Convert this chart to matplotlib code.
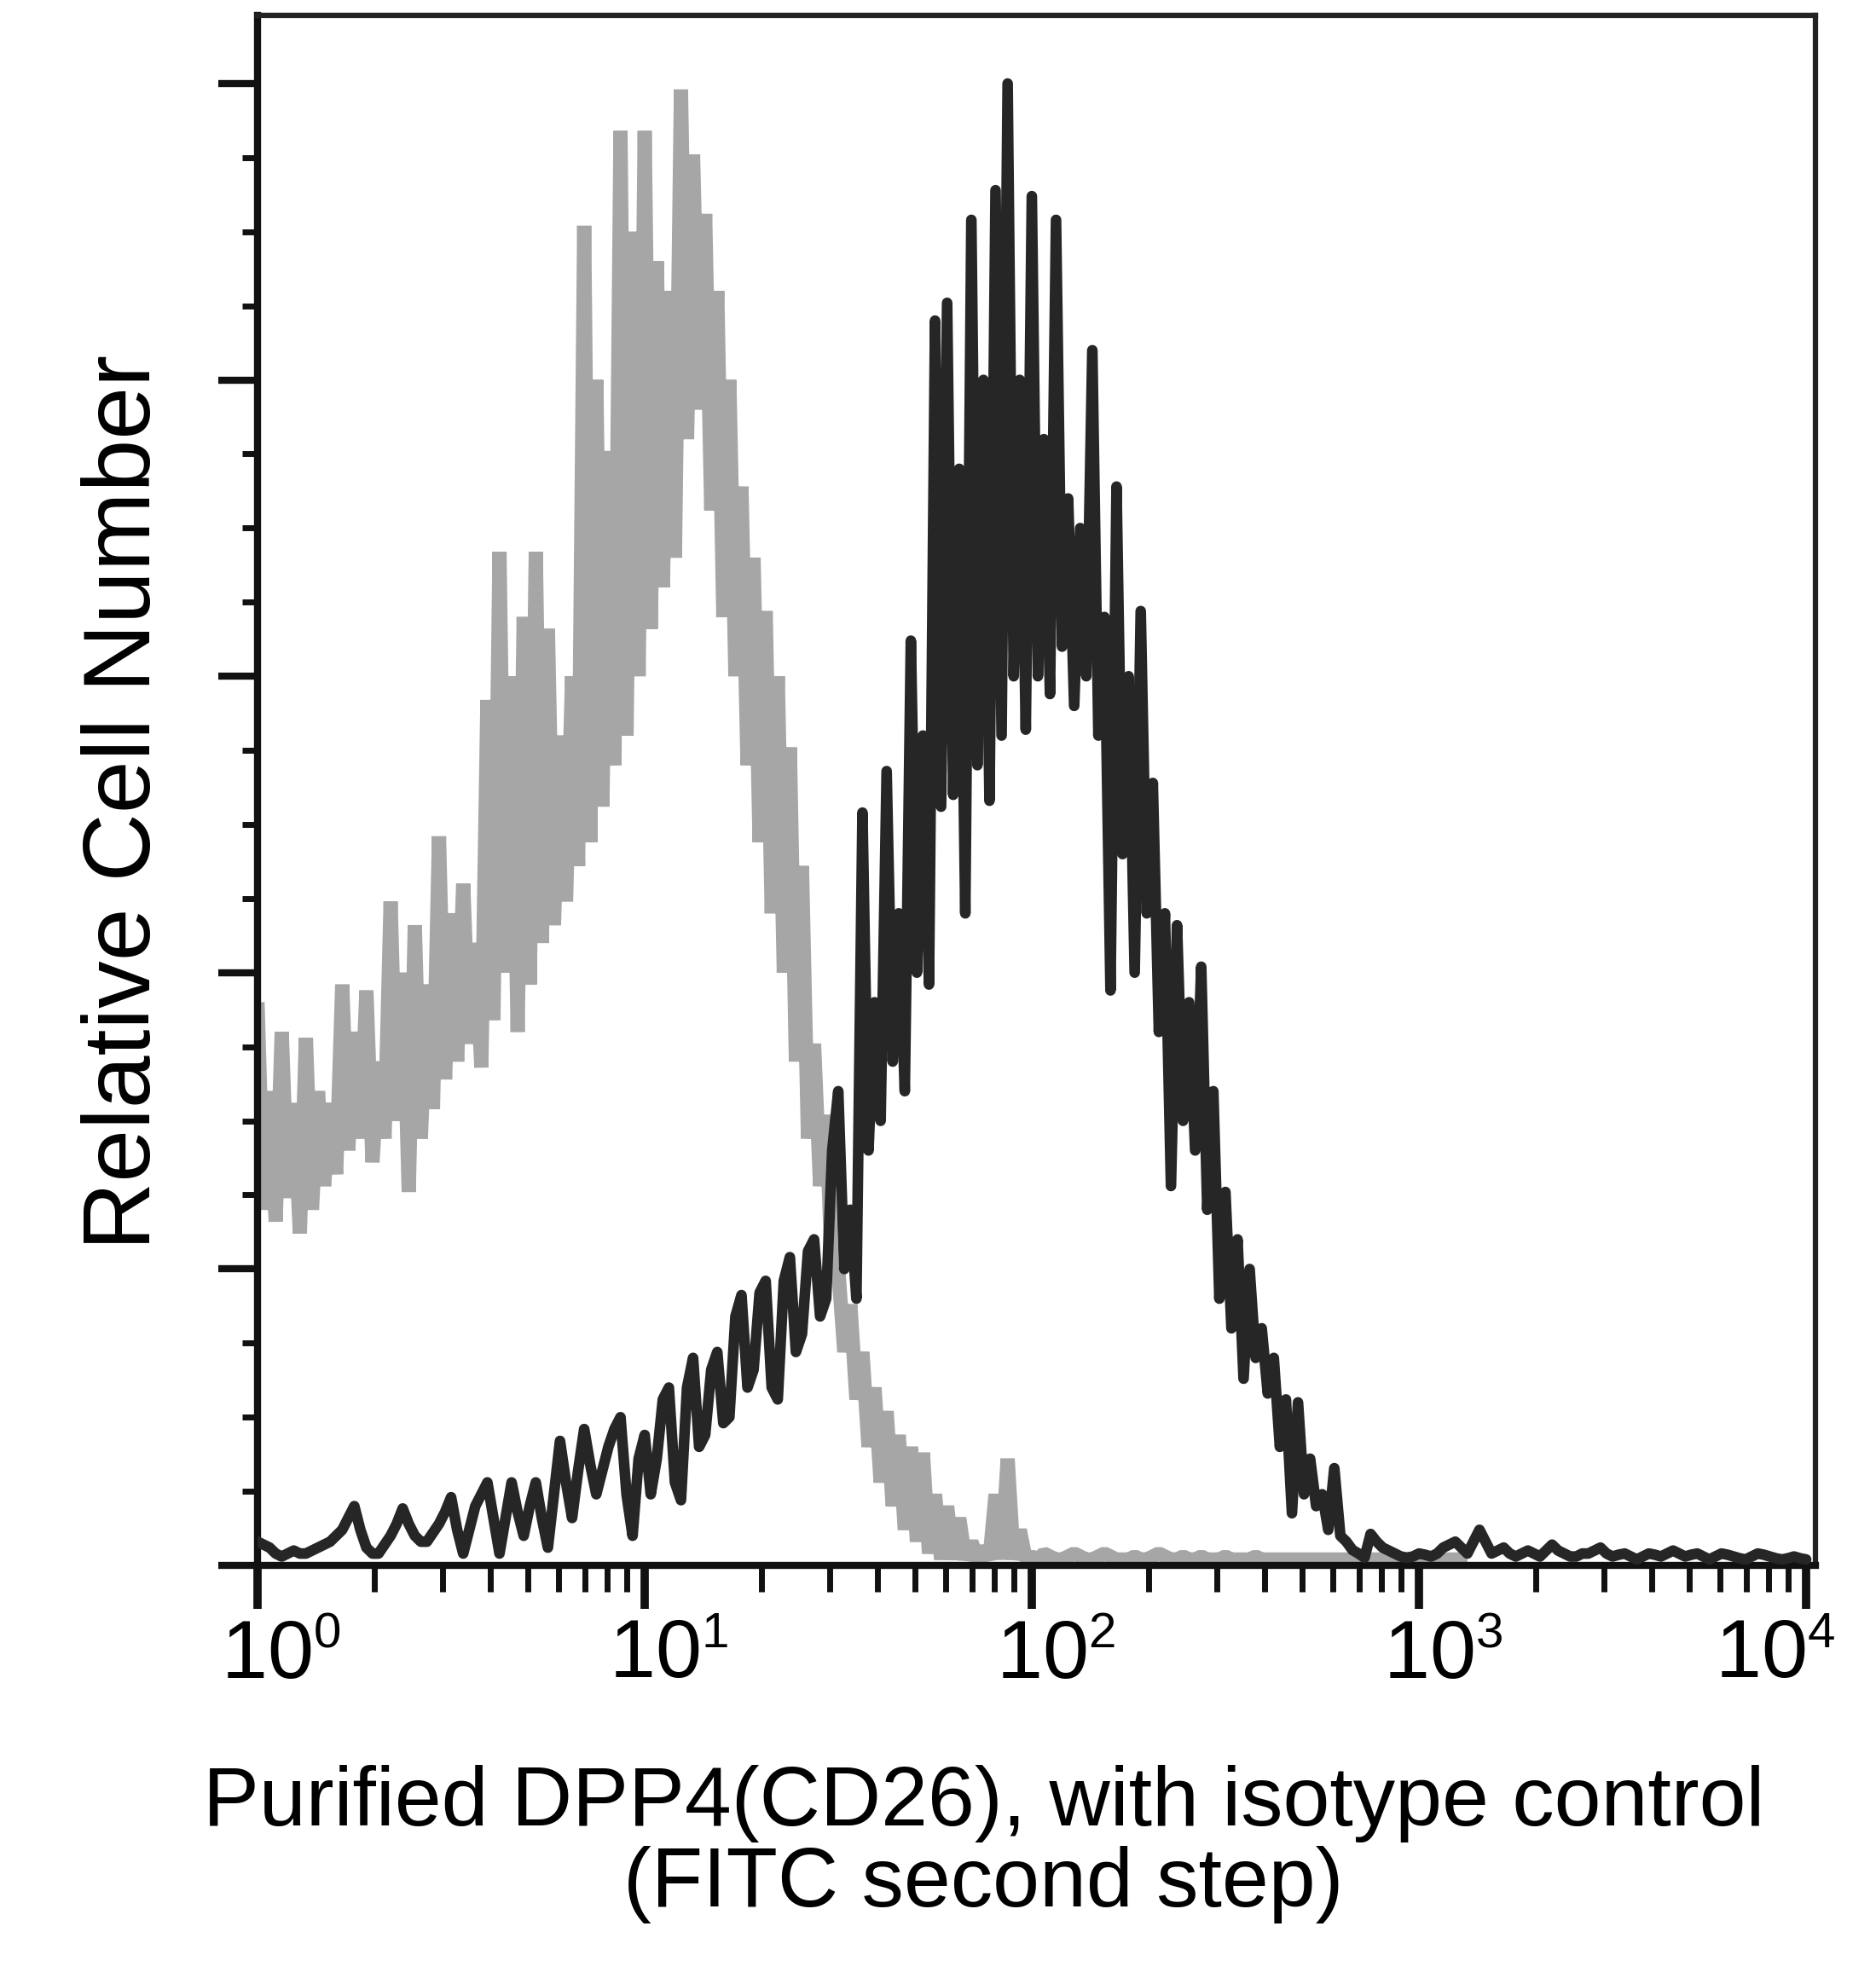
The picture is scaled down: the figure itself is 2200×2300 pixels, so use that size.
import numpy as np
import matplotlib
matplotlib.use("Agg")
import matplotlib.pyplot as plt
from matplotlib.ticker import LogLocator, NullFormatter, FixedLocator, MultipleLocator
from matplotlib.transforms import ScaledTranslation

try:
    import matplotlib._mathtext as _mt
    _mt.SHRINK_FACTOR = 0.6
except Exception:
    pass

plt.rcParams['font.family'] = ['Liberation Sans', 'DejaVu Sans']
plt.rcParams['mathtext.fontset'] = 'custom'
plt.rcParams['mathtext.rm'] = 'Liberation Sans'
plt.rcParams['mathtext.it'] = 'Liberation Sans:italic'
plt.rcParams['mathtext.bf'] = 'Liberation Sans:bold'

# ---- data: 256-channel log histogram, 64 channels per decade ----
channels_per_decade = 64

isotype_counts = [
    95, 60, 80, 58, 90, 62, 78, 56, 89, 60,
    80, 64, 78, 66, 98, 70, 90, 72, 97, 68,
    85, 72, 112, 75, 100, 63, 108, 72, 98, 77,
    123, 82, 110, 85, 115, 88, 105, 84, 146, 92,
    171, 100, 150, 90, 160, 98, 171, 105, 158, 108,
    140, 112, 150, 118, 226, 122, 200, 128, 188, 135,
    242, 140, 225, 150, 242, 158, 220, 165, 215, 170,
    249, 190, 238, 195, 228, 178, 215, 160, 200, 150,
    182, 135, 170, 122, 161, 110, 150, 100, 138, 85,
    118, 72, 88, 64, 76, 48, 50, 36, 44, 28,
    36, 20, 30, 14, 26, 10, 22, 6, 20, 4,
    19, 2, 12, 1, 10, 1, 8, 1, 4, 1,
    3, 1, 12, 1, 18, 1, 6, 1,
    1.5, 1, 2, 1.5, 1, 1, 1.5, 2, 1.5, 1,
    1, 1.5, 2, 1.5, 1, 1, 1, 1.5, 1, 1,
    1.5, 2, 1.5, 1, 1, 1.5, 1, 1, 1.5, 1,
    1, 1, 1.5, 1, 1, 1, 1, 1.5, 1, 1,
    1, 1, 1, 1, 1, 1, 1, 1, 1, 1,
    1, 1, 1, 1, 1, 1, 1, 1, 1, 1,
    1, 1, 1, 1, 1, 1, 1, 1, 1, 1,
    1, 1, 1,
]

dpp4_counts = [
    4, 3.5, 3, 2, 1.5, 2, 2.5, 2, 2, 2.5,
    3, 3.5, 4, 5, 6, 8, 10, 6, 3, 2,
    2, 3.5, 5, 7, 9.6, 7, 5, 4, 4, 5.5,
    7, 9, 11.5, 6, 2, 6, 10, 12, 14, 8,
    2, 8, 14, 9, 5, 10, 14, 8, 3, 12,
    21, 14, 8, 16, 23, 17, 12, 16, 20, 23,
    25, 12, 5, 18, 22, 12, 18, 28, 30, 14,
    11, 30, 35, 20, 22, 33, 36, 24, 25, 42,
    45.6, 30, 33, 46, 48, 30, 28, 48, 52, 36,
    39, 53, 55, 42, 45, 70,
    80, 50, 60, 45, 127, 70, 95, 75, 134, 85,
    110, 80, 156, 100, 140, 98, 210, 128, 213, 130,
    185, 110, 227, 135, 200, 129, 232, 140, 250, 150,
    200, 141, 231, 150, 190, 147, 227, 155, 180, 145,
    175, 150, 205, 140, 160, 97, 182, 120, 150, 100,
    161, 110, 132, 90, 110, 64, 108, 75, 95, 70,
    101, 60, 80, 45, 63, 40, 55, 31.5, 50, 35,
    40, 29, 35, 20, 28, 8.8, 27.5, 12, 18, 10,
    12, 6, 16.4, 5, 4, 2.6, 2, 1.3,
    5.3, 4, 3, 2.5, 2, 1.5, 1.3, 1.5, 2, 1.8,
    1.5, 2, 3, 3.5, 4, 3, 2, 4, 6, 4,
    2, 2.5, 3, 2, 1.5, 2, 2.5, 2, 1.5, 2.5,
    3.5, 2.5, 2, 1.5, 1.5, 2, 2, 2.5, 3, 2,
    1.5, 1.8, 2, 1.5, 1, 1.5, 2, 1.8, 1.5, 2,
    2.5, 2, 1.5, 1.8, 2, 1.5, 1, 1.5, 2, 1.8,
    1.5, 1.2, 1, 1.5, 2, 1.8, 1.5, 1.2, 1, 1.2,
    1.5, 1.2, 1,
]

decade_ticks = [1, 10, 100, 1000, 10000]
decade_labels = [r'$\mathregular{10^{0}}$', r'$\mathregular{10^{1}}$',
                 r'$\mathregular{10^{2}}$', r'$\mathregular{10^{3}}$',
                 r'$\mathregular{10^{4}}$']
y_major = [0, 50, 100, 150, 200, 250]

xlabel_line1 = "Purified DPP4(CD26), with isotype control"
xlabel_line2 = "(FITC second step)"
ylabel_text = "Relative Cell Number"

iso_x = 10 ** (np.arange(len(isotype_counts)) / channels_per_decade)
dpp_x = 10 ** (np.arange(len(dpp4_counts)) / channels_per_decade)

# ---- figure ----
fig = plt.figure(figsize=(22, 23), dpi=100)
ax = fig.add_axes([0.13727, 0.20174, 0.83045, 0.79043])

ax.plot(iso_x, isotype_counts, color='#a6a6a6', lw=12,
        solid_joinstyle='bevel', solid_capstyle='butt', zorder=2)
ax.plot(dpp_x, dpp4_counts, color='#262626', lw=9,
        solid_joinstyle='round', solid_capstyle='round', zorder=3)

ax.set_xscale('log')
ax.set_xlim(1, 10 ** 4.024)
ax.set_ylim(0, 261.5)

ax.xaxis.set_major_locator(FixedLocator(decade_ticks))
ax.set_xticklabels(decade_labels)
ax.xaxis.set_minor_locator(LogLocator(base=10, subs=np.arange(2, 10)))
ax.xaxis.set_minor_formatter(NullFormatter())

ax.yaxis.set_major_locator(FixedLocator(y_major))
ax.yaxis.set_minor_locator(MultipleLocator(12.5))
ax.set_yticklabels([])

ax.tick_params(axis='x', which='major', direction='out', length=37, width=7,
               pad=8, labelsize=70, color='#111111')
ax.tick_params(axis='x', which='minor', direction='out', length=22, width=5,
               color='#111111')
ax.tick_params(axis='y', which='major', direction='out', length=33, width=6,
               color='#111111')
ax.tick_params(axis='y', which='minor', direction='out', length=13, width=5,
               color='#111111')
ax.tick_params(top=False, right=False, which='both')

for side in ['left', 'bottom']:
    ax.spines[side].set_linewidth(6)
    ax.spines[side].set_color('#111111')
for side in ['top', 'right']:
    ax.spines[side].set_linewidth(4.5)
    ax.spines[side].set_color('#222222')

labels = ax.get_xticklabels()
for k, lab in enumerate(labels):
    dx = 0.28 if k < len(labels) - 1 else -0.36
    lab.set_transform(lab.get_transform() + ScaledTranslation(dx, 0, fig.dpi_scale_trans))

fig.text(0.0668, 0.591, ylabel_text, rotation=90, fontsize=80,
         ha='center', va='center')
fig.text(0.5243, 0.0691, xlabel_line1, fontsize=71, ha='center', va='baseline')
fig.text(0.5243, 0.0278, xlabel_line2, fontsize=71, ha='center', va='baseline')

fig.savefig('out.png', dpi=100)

THE EXERCISE: Give all the lines above again, character for character, without pictures.

TASK ANSWER:
Convert this chart to matplotlib code.
The picture is scaled down: the figure itself is 2200×2300 pixels, so use that size.
import numpy as np
import matplotlib
matplotlib.use("Agg")
import matplotlib.pyplot as plt
from matplotlib.ticker import LogLocator, NullFormatter, FixedLocator, MultipleLocator
from matplotlib.transforms import ScaledTranslation

try:
    import matplotlib._mathtext as _mt
    _mt.SHRINK_FACTOR = 0.6
except Exception:
    pass

plt.rcParams['font.family'] = ['Liberation Sans', 'DejaVu Sans']
plt.rcParams['mathtext.fontset'] = 'custom'
plt.rcParams['mathtext.rm'] = 'Liberation Sans'
plt.rcParams['mathtext.it'] = 'Liberation Sans:italic'
plt.rcParams['mathtext.bf'] = 'Liberation Sans:bold'

# ---- data: 256-channel log histogram, 64 channels per decade ----
channels_per_decade = 64

isotype_counts = [
    95, 60, 80, 58, 90, 62, 78, 56, 89, 60,
    80, 64, 78, 66, 98, 70, 90, 72, 97, 68,
    85, 72, 112, 75, 100, 63, 108, 72, 98, 77,
    123, 82, 110, 85, 115, 88, 105, 84, 146, 92,
    171, 100, 150, 90, 160, 98, 171, 105, 158, 108,
    140, 112, 150, 118, 226, 122, 200, 128, 188, 135,
    242, 140, 225, 150, 242, 158, 220, 165, 215, 170,
    249, 190, 238, 195, 228, 178, 215, 160, 200, 150,
    182, 135, 170, 122, 161, 110, 150, 100, 138, 85,
    118, 72, 88, 64, 76, 48, 50, 36, 44, 28,
    36, 20, 30, 14, 26, 10, 22, 6, 20, 4,
    19, 2, 12, 1, 10, 1, 8, 1, 4, 1,
    3, 1, 12, 1, 18, 1, 6, 1,
    1.5, 1, 2, 1.5, 1, 1, 1.5, 2, 1.5, 1,
    1, 1.5, 2, 1.5, 1, 1, 1, 1.5, 1, 1,
    1.5, 2, 1.5, 1, 1, 1.5, 1, 1, 1.5, 1,
    1, 1, 1.5, 1, 1, 1, 1, 1.5, 1, 1,
    1, 1, 1, 1, 1, 1, 1, 1, 1, 1,
    1, 1, 1, 1, 1, 1, 1, 1, 1, 1,
    1, 1, 1, 1, 1, 1, 1, 1, 1, 1,
    1, 1, 1,
]

dpp4_counts = [
    4, 3.5, 3, 2, 1.5, 2, 2.5, 2, 2, 2.5,
    3, 3.5, 4, 5, 6, 8, 10, 6, 3, 2,
    2, 3.5, 5, 7, 9.6, 7, 5, 4, 4, 5.5,
    7, 9, 11.5, 6, 2, 6, 10, 12, 14, 8,
    2, 8, 14, 9, 5, 10, 14, 8, 3, 12,
    21, 14, 8, 16, 23, 17, 12, 16, 20, 23,
    25, 12, 5, 18, 22, 12, 18, 28, 30, 14,
    11, 30, 35, 20, 22, 33, 36, 24, 25, 42,
    45.6, 30, 33, 46, 48, 30, 28, 48, 52, 36,
    39, 53, 55, 42, 45, 70,
    80, 50, 60, 45, 127, 70, 95, 75, 134, 85,
    110, 80, 156, 100, 140, 98, 210, 128, 213, 130,
    185, 110, 227, 135, 200, 129, 232, 140, 250, 150,
    200, 141, 231, 150, 190, 147, 227, 155, 180, 145,
    175, 150, 205, 140, 160, 97, 182, 120, 150, 100,
    161, 110, 132, 90, 110, 64, 108, 75, 95, 70,
    101, 60, 80, 45, 63, 40, 55, 31.5, 50, 35,
    40, 29, 35, 20, 28, 8.8, 27.5, 12, 18, 10,
    12, 6, 16.4, 5, 4, 2.6, 2, 1.3,
    5.3, 4, 3, 2.5, 2, 1.5, 1.3, 1.5, 2, 1.8,
    1.5, 2, 3, 3.5, 4, 3, 2, 4, 6, 4,
    2, 2.5, 3, 2, 1.5, 2, 2.5, 2, 1.5, 2.5,
    3.5, 2.5, 2, 1.5, 1.5, 2, 2, 2.5, 3, 2,
    1.5, 1.8, 2, 1.5, 1, 1.5, 2, 1.8, 1.5, 2,
    2.5, 2, 1.5, 1.8, 2, 1.5, 1, 1.5, 2, 1.8,
    1.5, 1.2, 1, 1.5, 2, 1.8, 1.5, 1.2, 1, 1.2,
    1.5, 1.2, 1,
]

decade_ticks = [1, 10, 100, 1000, 10000]
decade_labels = [r'$\mathregular{10^{0}}$', r'$\mathregular{10^{1}}$',
                 r'$\mathregular{10^{2}}$', r'$\mathregular{10^{3}}$',
                 r'$\mathregular{10^{4}}$']
y_major = [0, 50, 100, 150, 200, 250]

xlabel_line1 = "Purified DPP4(CD26), with isotype control"
xlabel_line2 = "(FITC second step)"
ylabel_text = "Relative Cell Number"

iso_x = 10 ** (np.arange(len(isotype_counts)) / channels_per_decade)
dpp_x = 10 ** (np.arange(len(dpp4_counts)) / channels_per_decade)

# ---- figure ----
fig = plt.figure(figsize=(22, 23), dpi=100)
ax = fig.add_axes([0.13727, 0.20174, 0.83045, 0.79043])

ax.plot(iso_x, isotype_counts, color='#a6a6a6', lw=12,
        solid_joinstyle='bevel', solid_capstyle='butt', zorder=2)
ax.plot(dpp_x, dpp4_counts, color='#262626', lw=9,
        solid_joinstyle='round', solid_capstyle='round', zorder=3)

ax.set_xscale('log')
ax.set_xlim(1, 10 ** 4.024)
ax.set_ylim(0, 261.5)

ax.xaxis.set_major_locator(FixedLocator(decade_ticks))
ax.set_xticklabels(decade_labels)
ax.xaxis.set_minor_locator(LogLocator(base=10, subs=np.arange(2, 10)))
ax.xaxis.set_minor_formatter(NullFormatter())

ax.yaxis.set_major_locator(FixedLocator(y_major))
ax.yaxis.set_minor_locator(MultipleLocator(12.5))
ax.set_yticklabels([])

ax.tick_params(axis='x', which='major', direction='out', length=37, width=7,
               pad=8, labelsize=70, color='#111111')
ax.tick_params(axis='x', which='minor', direction='out', length=22, width=5,
               color='#111111')
ax.tick_params(axis='y', which='major', direction='out', length=33, width=6,
               color='#111111')
ax.tick_params(axis='y', which='minor', direction='out', length=13, width=5,
               color='#111111')
ax.tick_params(top=False, right=False, which='both')

for side in ['left', 'bottom']:
    ax.spines[side].set_linewidth(6)
    ax.spines[side].set_color('#111111')
for side in ['top', 'right']:
    ax.spines[side].set_linewidth(4.5)
    ax.spines[side].set_color('#222222')

labels = ax.get_xticklabels()
for k, lab in enumerate(labels):
    dx = 0.28 if k < len(labels) - 1 else -0.36
    lab.set_transform(lab.get_transform() + ScaledTranslation(dx, 0, fig.dpi_scale_trans))

fig.text(0.0668, 0.591, ylabel_text, rotation=90, fontsize=80,
         ha='center', va='center')
fig.text(0.5243, 0.0691, xlabel_line1, fontsize=71, ha='center', va='baseline')
fig.text(0.5243, 0.0278, xlabel_line2, fontsize=71, ha='center', va='baseline')

fig.savefig('out.png', dpi=100)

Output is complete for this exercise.